• [Short problem] Type out the complete listing below word for word, without its pictures.

• [Data extract]
— START —
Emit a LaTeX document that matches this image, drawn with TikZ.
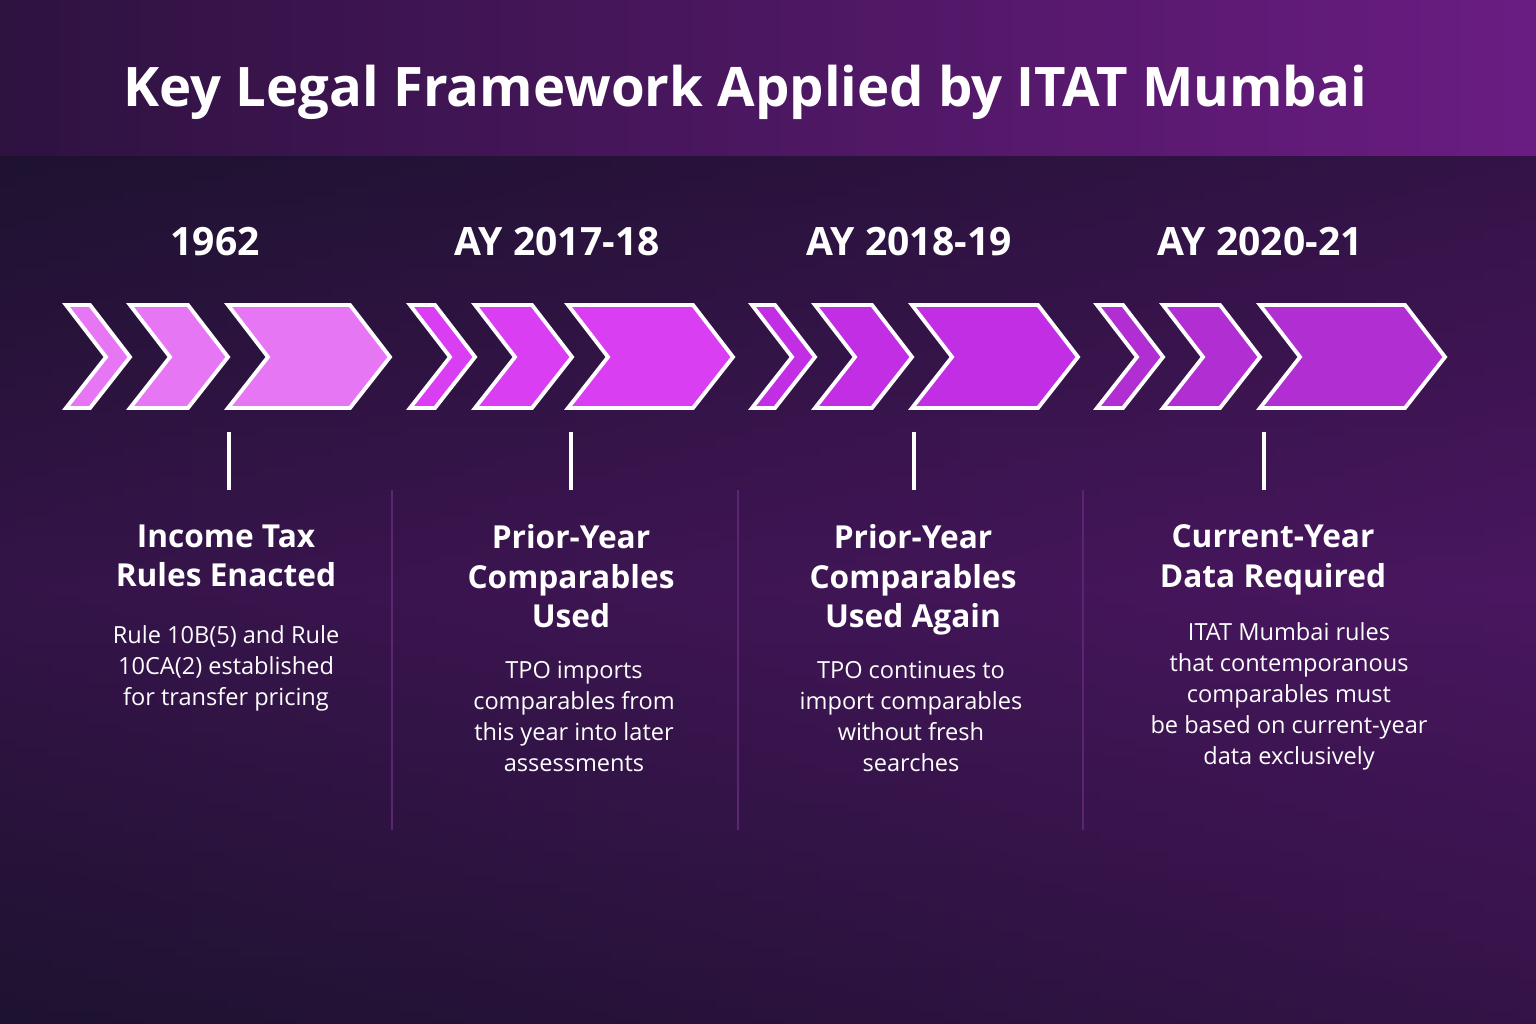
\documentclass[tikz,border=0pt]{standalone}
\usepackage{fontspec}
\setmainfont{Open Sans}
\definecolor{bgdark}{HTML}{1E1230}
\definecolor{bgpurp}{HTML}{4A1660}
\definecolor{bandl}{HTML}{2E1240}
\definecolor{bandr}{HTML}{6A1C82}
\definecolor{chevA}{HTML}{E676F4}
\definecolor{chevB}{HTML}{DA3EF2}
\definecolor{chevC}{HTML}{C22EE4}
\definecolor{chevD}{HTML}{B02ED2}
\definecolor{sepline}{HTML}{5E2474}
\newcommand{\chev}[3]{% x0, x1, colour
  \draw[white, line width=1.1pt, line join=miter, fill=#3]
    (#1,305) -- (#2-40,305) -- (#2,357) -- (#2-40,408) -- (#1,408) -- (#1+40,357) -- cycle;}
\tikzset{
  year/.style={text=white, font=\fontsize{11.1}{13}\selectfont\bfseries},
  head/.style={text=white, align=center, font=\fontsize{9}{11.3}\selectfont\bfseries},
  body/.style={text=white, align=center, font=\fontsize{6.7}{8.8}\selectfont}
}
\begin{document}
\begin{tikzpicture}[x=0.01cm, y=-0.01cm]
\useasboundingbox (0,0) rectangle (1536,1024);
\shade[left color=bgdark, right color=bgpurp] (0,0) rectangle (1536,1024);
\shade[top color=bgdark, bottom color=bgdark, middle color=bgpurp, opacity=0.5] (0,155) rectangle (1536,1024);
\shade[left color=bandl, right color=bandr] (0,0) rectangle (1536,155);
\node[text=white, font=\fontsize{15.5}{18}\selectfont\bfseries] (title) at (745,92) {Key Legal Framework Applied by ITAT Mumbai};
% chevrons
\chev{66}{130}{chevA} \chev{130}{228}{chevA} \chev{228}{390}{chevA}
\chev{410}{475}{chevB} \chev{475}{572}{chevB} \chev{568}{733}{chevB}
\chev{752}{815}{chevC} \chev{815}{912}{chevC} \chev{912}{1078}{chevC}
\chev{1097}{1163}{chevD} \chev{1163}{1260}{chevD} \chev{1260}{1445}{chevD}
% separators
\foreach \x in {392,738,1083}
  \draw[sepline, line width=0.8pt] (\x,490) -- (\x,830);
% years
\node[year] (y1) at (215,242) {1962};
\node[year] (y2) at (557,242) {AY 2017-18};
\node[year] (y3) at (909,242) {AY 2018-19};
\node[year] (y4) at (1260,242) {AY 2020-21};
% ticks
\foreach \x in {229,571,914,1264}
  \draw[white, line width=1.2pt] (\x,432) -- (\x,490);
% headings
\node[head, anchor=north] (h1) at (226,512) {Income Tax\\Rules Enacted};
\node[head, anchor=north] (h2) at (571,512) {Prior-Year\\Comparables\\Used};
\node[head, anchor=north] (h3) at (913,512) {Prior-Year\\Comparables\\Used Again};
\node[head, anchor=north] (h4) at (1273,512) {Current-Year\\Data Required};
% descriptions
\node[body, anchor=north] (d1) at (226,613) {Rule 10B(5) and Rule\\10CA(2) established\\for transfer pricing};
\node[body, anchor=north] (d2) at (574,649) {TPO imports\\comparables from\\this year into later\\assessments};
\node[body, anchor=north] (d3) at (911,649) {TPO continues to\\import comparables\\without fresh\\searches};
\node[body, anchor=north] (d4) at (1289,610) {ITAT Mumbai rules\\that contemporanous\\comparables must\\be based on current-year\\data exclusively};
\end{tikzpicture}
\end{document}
— END —
• [Completed exercise]
Emit a LaTeX document that matches this image, drawn with TikZ.
\documentclass[tikz,border=0pt]{standalone}
\usepackage{fontspec}
\setmainfont{Open Sans}
\definecolor{bgdark}{HTML}{1E1230}
\definecolor{bgpurp}{HTML}{4A1660}
\definecolor{bandl}{HTML}{2E1240}
\definecolor{bandr}{HTML}{6A1C82}
\definecolor{chevA}{HTML}{E676F4}
\definecolor{chevB}{HTML}{DA3EF2}
\definecolor{chevC}{HTML}{C22EE4}
\definecolor{chevD}{HTML}{B02ED2}
\definecolor{sepline}{HTML}{5E2474}
\newcommand{\chev}[3]{% x0, x1, colour
  \draw[white, line width=1.1pt, line join=miter, fill=#3]
    (#1,305) -- (#2-40,305) -- (#2,357) -- (#2-40,408) -- (#1,408) -- (#1+40,357) -- cycle;}
\tikzset{
  year/.style={text=white, font=\fontsize{11.1}{13}\selectfont\bfseries},
  head/.style={text=white, align=center, font=\fontsize{9}{11.3}\selectfont\bfseries},
  body/.style={text=white, align=center, font=\fontsize{6.7}{8.8}\selectfont}
}
\begin{document}
\begin{tikzpicture}[x=0.01cm, y=-0.01cm]
\useasboundingbox (0,0) rectangle (1536,1024);
\shade[left color=bgdark, right color=bgpurp] (0,0) rectangle (1536,1024);
\shade[top color=bgdark, bottom color=bgdark, middle color=bgpurp, opacity=0.5] (0,155) rectangle (1536,1024);
\shade[left color=bandl, right color=bandr] (0,0) rectangle (1536,155);
\node[text=white, font=\fontsize{15.5}{18}\selectfont\bfseries] (title) at (745,92) {Key Legal Framework Applied by ITAT Mumbai};
% chevrons
\chev{66}{130}{chevA} \chev{130}{228}{chevA} \chev{228}{390}{chevA}
\chev{410}{475}{chevB} \chev{475}{572}{chevB} \chev{568}{733}{chevB}
\chev{752}{815}{chevC} \chev{815}{912}{chevC} \chev{912}{1078}{chevC}
\chev{1097}{1163}{chevD} \chev{1163}{1260}{chevD} \chev{1260}{1445}{chevD}
% separators
\foreach \x in {392,738,1083}
  \draw[sepline, line width=0.8pt] (\x,490) -- (\x,830);
% years
\node[year] (y1) at (215,242) {1962};
\node[year] (y2) at (557,242) {AY 2017-18};
\node[year] (y3) at (909,242) {AY 2018-19};
\node[year] (y4) at (1260,242) {AY 2020-21};
% ticks
\foreach \x in {229,571,914,1264}
  \draw[white, line width=1.2pt] (\x,432) -- (\x,490);
% headings
\node[head, anchor=north] (h1) at (226,512) {Income Tax\\Rules Enacted};
\node[head, anchor=north] (h2) at (571,512) {Prior-Year\\Comparables\\Used};
\node[head, anchor=north] (h3) at (913,512) {Prior-Year\\Comparables\\Used Again};
\node[head, anchor=north] (h4) at (1273,512) {Current-Year\\Data Required};
% descriptions
\node[body, anchor=north] (d1) at (226,613) {Rule 10B(5) and Rule\\10CA(2) established\\for transfer pricing};
\node[body, anchor=north] (d2) at (574,649) {TPO imports\\comparables from\\this year into later\\assessments};
\node[body, anchor=north] (d3) at (911,649) {TPO continues to\\import comparables\\without fresh\\searches};
\node[body, anchor=north] (d4) at (1289,610) {ITAT Mumbai rules\\that contemporanous\\comparables must\\be based on current-year\\data exclusively};
\end{tikzpicture}
\end{document}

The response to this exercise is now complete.